EZ81: That's bootyful! I think also of the great old Tek tube 'scopes, which had those lovely porcelain-solder terminal row affairs. They gave you a little captive roll of silver-bearing solder if you had to make the rare repair, beyond just changing out a tube.
Sand state changed our lives, given the higher transconductances and the importance of stray inductance, especially at very low impedances like at bipolar emitters.
At moderate impedances and frequencies I doubt there is too much effect arising from the lossy dielectric properties of glass-epoxy, phenolic, and paper-epoxy. However, years ago Tektronix, IIRC, making transistor scopes, did discover some very significant effects from glass-epoxy when they tried to make little caps from copper patches and ground planes. They dubbed the problem "hook" because of the step-response anomalies' appearance. It was very raw-board-batch dependent and went away more or less with the fine-tuning of the curing process. We have to trust that these processes are being maintained now if we have significant trace capacitances at moderate-to-high Z.
Air insulation is better than just about anything, unless you are dealing with way-high voltages. But unsupported stretches of conductors are subject to vibration and attendent microphonics in the presence of E and B fields, so keep things rigid, damped by something if possible, and short.
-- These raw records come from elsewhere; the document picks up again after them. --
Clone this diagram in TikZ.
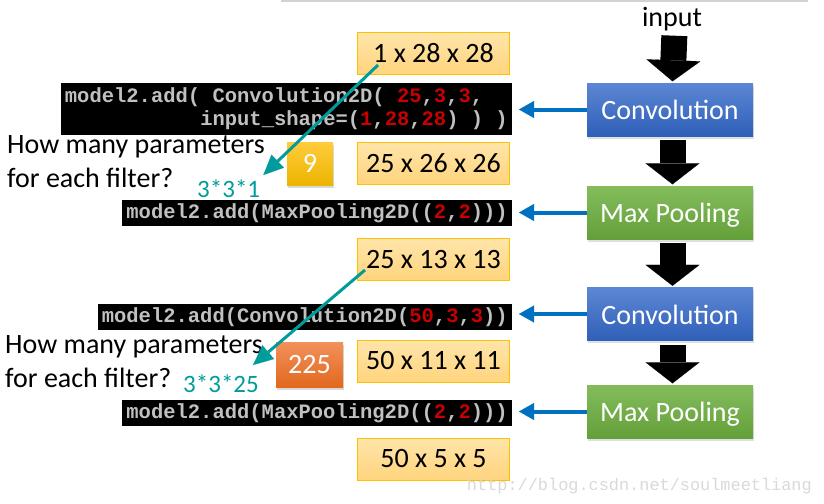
\documentclass[tikz,border=0pt]{standalone}
\usepackage{fontspec}
\setmainfont{Carlito}
\newfontfamily\codefont{Liberation Mono}
\usetikzlibrary{arrows.meta, shadows}
\definecolor{boxtop}{RGB}{255,229,170}
\definecolor{boxbot}{RGB}{255,212,125}
\definecolor{boxedge}{RGB}{255,192,0}
\definecolor{convtop}{RGB}{92,135,212}
\definecolor{convbot}{RGB}{47,95,184}
\definecolor{pooltop}{RGB}{132,188,92}
\definecolor{poolbot}{RGB}{100,160,58}
\definecolor{codegray}{RGB}{192,192,192}
\definecolor{codered}{RGB}{200,0,0}
\definecolor{linkblue}{RGB}{0,112,192}
\definecolor{hintteal}{RGB}{0,155,155}
\definecolor{goldtop}{RGB}{255,204,60}
\definecolor{goldbot}{RGB}{236,180,0}
\definecolor{orangetop}{RGB}{242,145,90}
\definecolor{orangebot}{RGB}{226,104,30}

\begin{document}
\begin{tikzpicture}[x = 1pt, y = -1pt,
        big/.style = {font = \fontsize{28}{34}\selectfont},
        size/.style = {big, draw = boxedge, line width = 1pt, top color = boxtop, bottom color = boxbot, minimum width = 152pt, minimum height = 42pt, inner sep = 0pt},
        layer/.style = {big, text = white, minimum width = 166pt, minimum height = 53pt, text height = 20pt, text depth = 0pt, inner sep = 0pt, drop shadow = {shadow xshift = 0.5pt, shadow yshift = -2.5pt, opacity = 0.25}},
        conv/.style = {layer, top color = convtop, bottom color = convbot},
        pool/.style = {layer, top color = pooltop, bottom color = poolbot},
        code/.style = {fill = black, text = codegray, anchor = east, align = left, inner xsep = 4pt, inner ysep = 0pt, minimum height = 26pt, font = \codefont\bfseries\fontsize{20.5}{23}\selectfont},
        answer/.style = {big, text = white, inner sep = 0pt, drop shadow = {shadow xshift = 1pt, shadow yshift = -2.5pt, opacity = 0.3}},
        formula/.style = {text = hintteal, anchor = base west, inner sep = 0pt, font = \fontsize{25}{30}\selectfont},
        question/.style = {big, anchor = base west, align = left, inner sep = 0pt},
        flow/.style = {line width = 26pt, -{Triangle[length = 21pt, width = 54pt, line width = 0.1pt]}, shorten <= 4pt, shorten >= 1.5pt},
        link/.style = {draw = linkblue, line width = 4pt, -{Triangle[length = 15pt, width = 17pt, line width = 0.1pt]}, shorten >= 7pt},
        hint/.style = {draw = hintteal, line width = 3pt, -{Triangle[length = 20pt, width = 18pt, line width = 0.1pt]}}]
        \useasboundingbox (0, 0) rectangle (824, 503);
        \draw[gray!35, line width = 1.5pt] (281, 1) -- (808, 1);

        \node[big, anchor = base, inner sep = 0pt] (input) at (672, 27) {input};
        \node[conv] (conv1) at (670, 109.5) {Convolution};
        \node[pool] (pool1) at (670, 212.5) {Max Pooling};
        \node[conv] (conv2) at (670, 314) {Convolution};
        \node[pool] (pool2) at (670, 411.5) {Max Pooling};

        \node[size] (s0) at (433.5, 53.5) {1 x 28 x 28};
        \node[size] (s1) at (433.5, 163) {25 x 26 x 26};
        \node[size] (s2) at (433.5, 259.5) {25 x 13 x 13};
        \node[size] (s3) at (433.5, 361) {50 x 11 x 11};
        \node[size] (s4) at (433.5, 459) {50 x 5 x 5};

        \node[code, minimum height = 52pt] (c1) at (512, 109) {model2.add( Convolution2D( \textcolor{codered}{25},\textcolor{codered}{3},\textcolor{codered}{3},\\\phantom{model2.add(}input\_shape=(\textcolor{codered}{1},\textcolor{codered}{28},\textcolor{codered}{28}) ) )};
        \node[code] (c2) at (512, 213) {model2.add(MaxPooling2D((\textcolor{codered}{2},\textcolor{codered}{2})))};
        \node[code] (c3) at (512, 317) {model2.add(Convolution2D(\textcolor{codered}{50},\textcolor{codered}{3},\textcolor{codered}{3}))};
        \node[code] (c4) at (512, 413) {model2.add(MaxPooling2D((\textcolor{codered}{2},\textcolor{codered}{2})))};

        \node[question] (q1) at (7, 187) {How many parameters\\for each filter?};
        \node[question] (q2) at (5, 387) {How many parameters\\for each filter?};
        \node[formula] (p1) at (197, 197) {3*3*1};
        \node[formula] (p2) at (183, 392) {3*3*25};
        \node[answer, minimum width = 46pt, minimum height = 43pt, top color = goldtop, bottom color = goldbot] (a1) at (310, 163.5) {9};
        \node[answer, minimum width = 67pt, minimum height = 45pt, top color = orangetop, bottom color = orangebot] (a2) at (309.5, 364.5) {225};

        \node[anchor = base east, inner sep = 0pt, text = gray!30, font = \codefont\fontsize{16.9}{20}\selectfont] (url) at (812, 490) {http://blog.csdn.net/soulmeetliang};

        \draw[flow] ([xshift = 2.5pt]input.south) -- ([xshift = 2.5pt]conv1.north);
        \draw[flow] ([xshift = 2.5pt]conv1.south) -- ([xshift = 2.5pt]pool1.north);
        \draw[flow] ([xshift = 2.5pt]pool1.south) -- ([xshift = 2.5pt]conv2.north);
        \draw[flow] ([xshift = 2.5pt]conv2.south) -- ([xshift = 2.5pt]pool2.north);

        \draw[link] (conv1.west) -- (conv1.west -| c1.east);
        \draw[link] (pool1.west) -- (pool1.west -| c2.east);
        \draw[link] (conv2.west) -- (conv2.west -| c3.east);
        \draw[link] (pool2.west) -- (pool2.west -| c4.east);

        \draw[hint] ([xshift = 21pt, yshift = 10pt]s0.south west) -- ([xshift = 3pt, yshift = 4pt]p1.north east);
        \draw[hint] ([xshift = 8pt, yshift = 11pt]s2.south west) -- ([xshift = -6pt, yshift = 9pt]p2.north east);
    \end{tikzpicture}
\end{document}
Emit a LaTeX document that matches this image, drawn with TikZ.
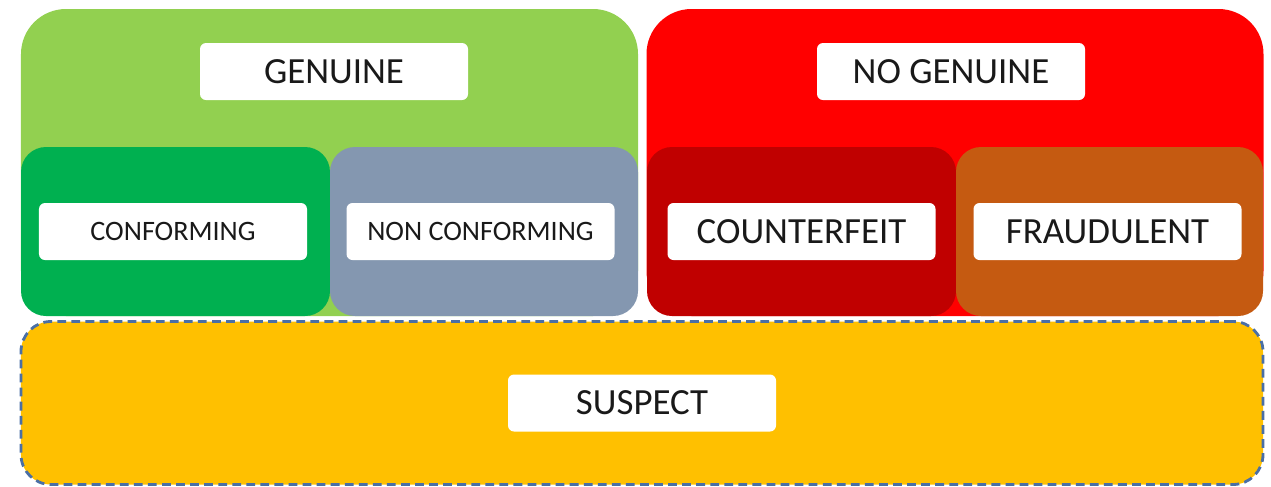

The prototype HDCD encoders and decoders had a lot of 3D air circuits in the analog circuits according to one account. I don't know what finally made it into production.
Teflon standoffs are good for really critical high-Z connection points, although even there we have a process issue: early batches had a piezoelectric effect that took many minutes to settle. We are talking electrometer-style currents and charges here though, at the ~100 femtoamp level if memory serves.